Abstract

Nothing facilitates large-scale collaboration like the prospect of inclusive, all-win games. Modern humans have gotten much better at large-scale collaboration because they have discovered, or invented, a broad range of collective goods that are easy to share and become more valuable the more they are shared, thus multiplying the opportunities for all-win outcomes. Steven Weber (2004) and Mark Cooper (2006a, 2006b) have drawn our attention to ‘antirival goods’ — subject to increasing returns to shared use — to differentiate them from ‘rival goods’ — subject to decreasing returns to shared use — and ‘nonrival goods’ — subject to constant returns to shared use. Unlike Weber and Cooper, I argue that nonrivalness and antirivalness are orthogonal properties of some collective goods, rather than stages along the same continuum away from rivalness.

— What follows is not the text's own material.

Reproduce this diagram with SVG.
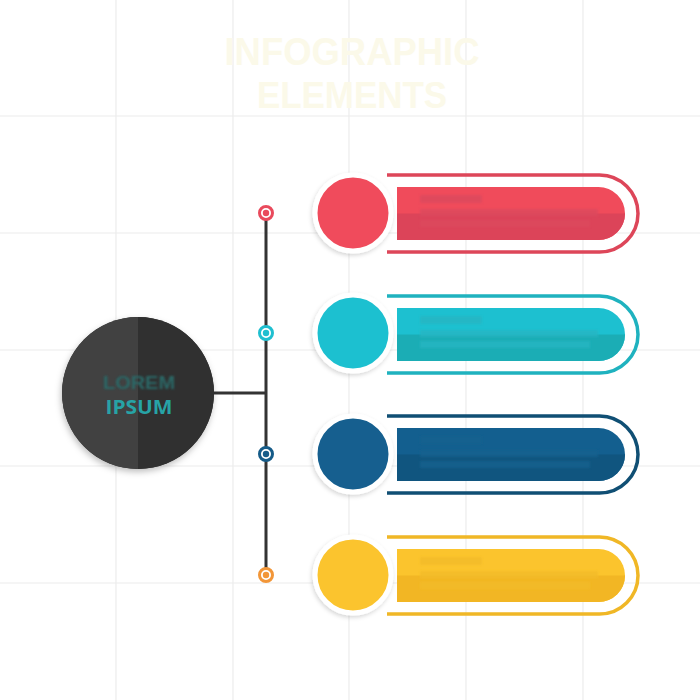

Collective goods, I also argue, are most inclusive when they are both nonrival and antirival. In an economy rich in both nonrival and antirival goods, the collaborative stance will often be the default collective choice, at large and small scales alike. Digital technologies are ushering in a transformative age as they expand the cornucopia of nonrival and antirival goods available to us. This inclusiveness of many digital goods eliminates the free-riding problem and mobilizes large amounts of volunteer work.